▶ [SHORT PROBLEM] Retype only what runs from the beginning of the data through the line with "below=42pt of window]"; please omit the pictures and keep every line exact.

▶ [MATERIAL PROVIDED]
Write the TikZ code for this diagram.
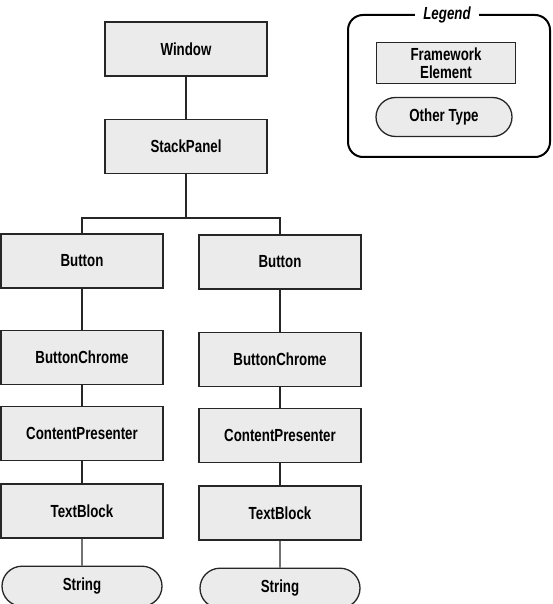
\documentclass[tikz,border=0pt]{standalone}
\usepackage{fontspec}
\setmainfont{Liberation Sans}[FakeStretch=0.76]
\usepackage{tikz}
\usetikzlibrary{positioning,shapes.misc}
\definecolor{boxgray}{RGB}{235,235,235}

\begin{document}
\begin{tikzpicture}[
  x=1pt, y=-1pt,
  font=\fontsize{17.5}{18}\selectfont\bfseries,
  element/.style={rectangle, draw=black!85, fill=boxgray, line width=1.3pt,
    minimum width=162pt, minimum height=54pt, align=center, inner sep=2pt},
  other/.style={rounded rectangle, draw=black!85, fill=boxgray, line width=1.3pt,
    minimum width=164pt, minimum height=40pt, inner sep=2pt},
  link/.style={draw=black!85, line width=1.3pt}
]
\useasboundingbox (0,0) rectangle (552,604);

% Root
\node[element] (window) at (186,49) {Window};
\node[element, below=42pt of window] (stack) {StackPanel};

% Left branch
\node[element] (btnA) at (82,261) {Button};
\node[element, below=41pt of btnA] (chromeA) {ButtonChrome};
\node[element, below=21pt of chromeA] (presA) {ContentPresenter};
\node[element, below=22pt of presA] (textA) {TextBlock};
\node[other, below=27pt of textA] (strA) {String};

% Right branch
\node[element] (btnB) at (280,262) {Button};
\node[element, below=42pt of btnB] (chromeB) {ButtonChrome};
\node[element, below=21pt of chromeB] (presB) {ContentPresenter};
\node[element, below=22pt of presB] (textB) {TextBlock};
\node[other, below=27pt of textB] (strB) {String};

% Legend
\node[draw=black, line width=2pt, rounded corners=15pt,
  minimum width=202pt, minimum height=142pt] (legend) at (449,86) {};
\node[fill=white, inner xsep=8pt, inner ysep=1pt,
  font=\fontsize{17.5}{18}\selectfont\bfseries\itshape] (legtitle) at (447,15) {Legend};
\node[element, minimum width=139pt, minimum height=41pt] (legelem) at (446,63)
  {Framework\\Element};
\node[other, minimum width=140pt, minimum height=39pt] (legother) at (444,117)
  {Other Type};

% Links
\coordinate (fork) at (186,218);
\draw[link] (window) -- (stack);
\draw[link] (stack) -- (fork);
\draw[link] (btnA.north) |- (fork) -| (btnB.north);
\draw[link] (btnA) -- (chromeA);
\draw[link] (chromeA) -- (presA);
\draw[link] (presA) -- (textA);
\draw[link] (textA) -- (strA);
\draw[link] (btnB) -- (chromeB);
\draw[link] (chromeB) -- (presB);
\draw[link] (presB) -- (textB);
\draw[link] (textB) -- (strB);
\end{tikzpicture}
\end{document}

▶ [PROBLEM SOLUTION]
Write the TikZ code for this diagram.
\documentclass[tikz,border=0pt]{standalone}
\usepackage{fontspec}
\setmainfont{Liberation Sans}[FakeStretch=0.76]
\usepackage{tikz}
\usetikzlibrary{positioning,shapes.misc}
\definecolor{boxgray}{RGB}{235,235,235}

\begin{document}
\begin{tikzpicture}[
  x=1pt, y=-1pt,
  font=\fontsize{17.5}{18}\selectfont\bfseries,
  element/.style={rectangle, draw=black!85, fill=boxgray, line width=1.3pt,
    minimum width=162pt, minimum height=54pt, align=center, inner sep=2pt},
  other/.style={rounded rectangle, draw=black!85, fill=boxgray, line width=1.3pt,
    minimum width=164pt, minimum height=40pt, inner sep=2pt},
  link/.style={draw=black!85, line width=1.3pt}
]
\useasboundingbox (0,0) rectangle (552,604);

% Root
\node[element] (window) at (186,49) {Window};
\node[element, below=42pt of window] (stack) {StackPanel};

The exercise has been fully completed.